The niṣāb is applicable to the cumulative stock of dinār, dirham and any other zakatable valuables, such as merchandise that has been in store for at least one year. As long as the total value of the zakatable valuables exceeds the value of the niṣāb, zakat must be paid.

Some modern scholars have accepted that since dinārs and dirhams are no longer readily available the best solution is to calculate the niṣāb using a mithqal of pure gold as a reference. Although this is not an exact calculation it is considered a valid approximation given current circumstances.

===Modern interpretation===
The nisab of gold and silver has been interpreted to extend to modern currencies, and the modern value of the nisab is determined each year using the gold and silver exchange rates.

Another modern problem regarding nisab is whether to use the value of gold (dinar) or silver (dirham). To overcome this problem, most contemporary jurists follow one of two approaches:

1. Use gold as an evaluation reference. This is rationalized by the fact that gold is the origin of modern currency, and is considered more precious than silver.
2. Use whichever satisfies best the interests of the poor.

==Niṣāb for livestock==
The niṣāb for the three zakatable livestock is as follows:

- Cattle (including buffalo, bison, yaks, etc.): thirty animals
- Sheep and goats: forty animals
- Camels: five animals

The Hanafi school is unique in extending zakat to horses under certain conditions. When it is applicable, there is no nisab and one mithqal is to be paid for each horse.

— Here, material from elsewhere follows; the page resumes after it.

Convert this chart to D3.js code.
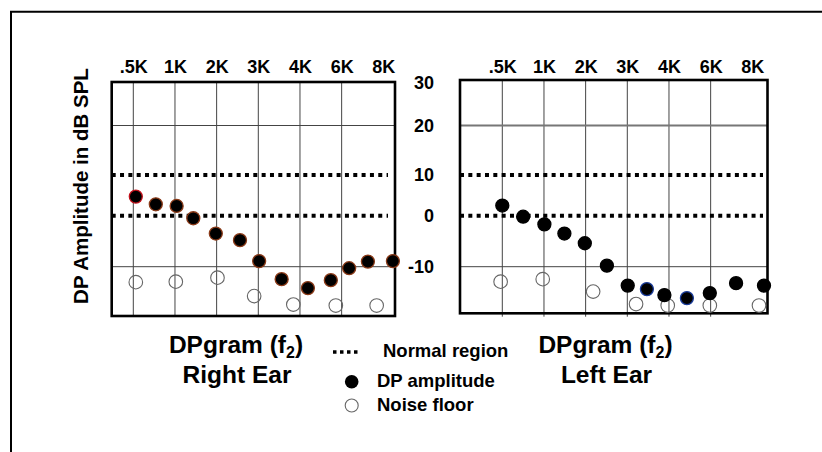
<!DOCTYPE html>
<html>
<head>
<meta charset="utf-8">
<script src="https://cdn.jsdelivr.net/npm/d3@7"></script>
<style>
  html, body { margin: 0; padding: 0; background: #fff; }
  svg { display: block; }
  text { font-family: "Liberation Sans", Arial, Helvetica, sans-serif; font-weight: bold; fill: #000; }
</style>
</head>
<body>
<div id="chart"></div>
<script>
// ---- data ----
const freqTicks = [500, 1000, 2000, 3000, 4000, 6000, 8000];
const tickLabels = [".5K", "1K", "2K", "3K", "4K", "6K", "8K"];
const gridFreqs = [500, 1000, 2000, 3000, 4000, 6000];
const dbTicks = [30, 20, 10, 0, -10];
const dbTickLabels = ["30", "20", "10", "0", "-10"];
const solidGridDb = [20, -10];
const normalRegionDb = [10, 0];

// Right ear (left panel)
const rightEarFreq  = [530, 770, 1040, 1440, 1980, 2560, 3020, 3560, 4380, 5480, 6360, 7260, 8460];
const rightEarDP    = [4.7, 2.8, 2.4, -0.5, -3.5, -4.8, -8.9, -12.5, -14.3, -12.7, -10.3, -9.0, -8.9];
const rightEarNFreq = [530, 1020, 2020, 2900, 3840, 5720, 7680];
const rightEarNoise = [-13.1, -13.0, -12.2, -15.9, -17.6, -17.8, -17.8];

// Left ear (right panel)
const leftEarFreq   = [500, 750, 1010, 1490, 1980, 2510, 3010, 3470, 3890, 4860, 5960, 7220, 8560];
const leftEarDP     = [2.5, -0.2, -1.7, -3.5, -5.4, -9.8, -13.8, -14.5, -15.7, -16.3, -15.3, -13.3, -13.8];
const leftEarBlue   = [false, false, false, false, false, false, false, true, false, true, false, false, false];
const leftEarNFreq  = [480, 985, 2180, 3210, 3970, 5960, 8320];
const leftEarNoise  = [-13.0, -12.5, -15.0, -17.5, -17.8, -17.8, -17.8];

const yAxisTitle = "DP Amplitude in dB SPL";
const legendItems = ["Normal region", "DP amplitude", "Noise floor"];

// ---- layout ----
const W = 822, H = 452;
const svg = d3.select("#chart").append("svg").attr("width", W).attr("height", H);
svg.append("rect").attr("width", W).attr("height", H).attr("fill", "#fff");

// outer frame (extends beyond right/bottom)
svg.append("path").attr("d", `M11,${H + 5}L11,11.7L${W + 5},11.7`)
  .attr("fill", "none").attr("stroke", "#000").attr("stroke-width", 2);

const y = d3.scaleLinear()
  .domain([-20, -10, 0, 10, 20, 30])
  .range([316.5, 266.7, 215.7, 175, 125.5, 83]);

const freqIndex = d3.scaleLinear().domain(freqTicks).range(d3.range(freqTicks.length));

const panels = [
  { left: 111.7, right: 395, top: 82, bottom: 316, x0: 133.3, gridBottom: 316, dotEnd: 388,
    dpF: rightEarFreq, dp: rightEarDP, nF: rightEarNFreq, nz: rightEarNoise,
    dpStroke: (d, i) => i === 0 ? "#c0101a" : "#8a3a18", line20: { w: 1, c: "#444" },
    title: "Right Ear", cx: 236 },
  { left: 460, right: 767.5, top: 80, bottom: 313.3, x0: 502.3, gridBottom: 316.7, dotEnd: 763,
    dpF: leftEarFreq, dp: leftEarDP, nF: leftEarNFreq, nz: leftEarNoise,
    dpStroke: (d, i) => leftEarBlue[i] ? "#1a3c9a" : "#000", line20: { w: 2, c: "#777" },
    title: "Left Ear", cx: 605.5 }
];
const step = 41.67;

panels.forEach(p => {
  const idxToX = d3.scaleLinear().domain([0, freqTicks.length - 1])
    .range([p.x0, p.x0 + step * (freqTicks.length - 1)]);
  const x = f => idxToX(freqIndex(f));
  const g = svg.append("g");

  // vertical grid
  g.selectAll(".vg").data(gridFreqs).join("line")
    .attr("x1", d => x(d)).attr("x2", d => x(d))
    .attr("y1", p.top).attr("y2", p.gridBottom)
    .attr("stroke", "#444").attr("stroke-width", 1);

  // solid horizontal grid
  g.selectAll(".hg").data(solidGridDb).join("line")
    .attr("x1", p.left).attr("x2", p.right)
    .attr("y1", d => y(d)).attr("y2", d => y(d))
    .attr("stroke", d => d === 20 ? p.line20.c : "#444")
    .attr("stroke-width", d => d === 20 ? p.line20.w : 1);

  // normal region dotted lines
  g.selectAll(".nr").data(normalRegionDb).join("line")
    .attr("x1", p.left).attr("x2", p.dotEnd)
    .attr("y1", d => y(d)).attr("y2", d => y(d))
    .attr("stroke", "#000").attr("stroke-width", 4)
    .attr("stroke-dasharray", "4 4.33");

  // border
  g.append("rect").attr("x", p.left).attr("y", p.top)
    .attr("width", p.right - p.left).attr("height", p.bottom - p.top)
    .attr("fill", "none").attr("stroke", "#000").attr("stroke-width", 2.6);

  // top frequency labels
  const ax = d3.axisTop(idxToX).tickValues(d3.range(freqTicks.length))
    .tickFormat(i => tickLabels[i]).tickSize(0).tickPadding(0);
  const axg = g.append("g").attr("transform", "translate(0,73.3)").call(ax);
  axg.select(".domain").remove();
  axg.selectAll("text").attr("font-size", 18).attr("font-family", null).attr("fill", "#000");

  // noise floor
  g.selectAll(".nz").data(p.nF.map((f, i) => [f, p.nz[i]])).join("circle")
    .attr("cx", d => x(d[0])).attr("cy", d => y(d[1])).attr("r", 6.8)
    .attr("fill", "none").attr("stroke", "#666").attr("stroke-width", 1.1);

  // DP amplitude
  g.selectAll(".dp").data(p.dpF.map((f, i) => [f, p.dp[i]])).join("circle")
    .attr("cx", d => x(d[0])).attr("cy", d => y(d[1])).attr("r", 6.5)
    .attr("fill", "#000").attr("stroke", p.dpStroke).attr("stroke-width", 1.3);

  // titles
  const t = svg.append("text").attr("x", p.cx).attr("y", 353.3)
    .attr("text-anchor", "middle").attr("font-size", 24.5);
  t.append("tspan").text("DPgram (f");
  t.append("tspan").attr("font-size", 16).attr("dy", 5).text("2");
  t.append("tspan").attr("dy", -5).text(")");
  svg.append("text").attr("x", p.cx + 1).attr("y", 382.5)
    .attr("text-anchor", "middle").attr("font-size", 24.5).text(p.title);
});

// y axis labels (between panels)
const ay = d3.axisLeft(y).tickValues(dbTicks)
  .tickFormat(d => dbTickLabels[dbTicks.indexOf(d)]).tickSize(0).tickPadding(26);
const ayg = svg.append("g").attr("transform", "translate(460,0)").call(ay);
ayg.select(".domain").remove();
ayg.selectAll("text").attr("font-size", 18).attr("font-family", null).attr("fill", "#000");

// y axis title
svg.append("text").attr("transform", "translate(87.5,186) rotate(-90)")
  .attr("text-anchor", "middle").attr("font-size", 20.5).text(yAxisTitle);

// legend
svg.append("line").attr("x1", 333).attr("x2", 359).attr("y1", 352).attr("y2", 352)
  .attr("stroke", "#000").attr("stroke-width", 3.5).attr("stroke-dasharray", "3.5 3.5");
svg.append("text").attr("x", 383).attr("y", 356.5).attr("font-size", 18.5).text(legendItems[0]);
svg.append("circle").attr("cx", 351.7).attr("cy", 381.7).attr("r", 6.8).attr("fill", "#000");
svg.append("text").attr("x", 377).attr("y", 387).attr("font-size", 18.5).text(legendItems[1]);
svg.append("circle").attr("cx", 351.7).attr("cy", 405.5).attr("r", 6.5)
  .attr("fill", "none").attr("stroke", "#666").attr("stroke-width", 1.1);
svg.append("text").attr("x", 377).attr("y", 410.5).attr("font-size", 18.5).text(legendItems[2]);
</script>
</body>
</html>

Someone who owns fewer animals than the above nisab is not obliged to pay zakat. Also, the nisab of one kind of animals is not to be mixed with another. For example, having twenty cows and thirty goats would be considered below the nisab as it does not reach the threshold of 30 cows and 40 goats.

== Niṣāb for agricultural products ==
There is consensus among Muslim jurists that zakat is applicable to dates, grapes, wheat and barley. According to the majority opinion, zakat is also applicable to staples which could be stored like: corn, rice, lentils, dry peas and dry beans, while it is not applicable to fruits and vegetables like cucumbers, zucchini, onions, oranges and apricots. The Hanafi school applies zakat on all agricultural produce according to the opinion of Imam Abu Hanifa. According to Imam Abu Yusuf and Muhamad bin Al Hasan, it only applies to plants whose produce can last (through storage) for a year.

When zakat applies to a plant, the nisab is five Wasaq. Each wasaq is valued as sixty Sa. Contemporary equivalency of Sa' according to one approximation is 2.03 liters. Therefore, the total nisab for agricultural produce is 609.84 kg.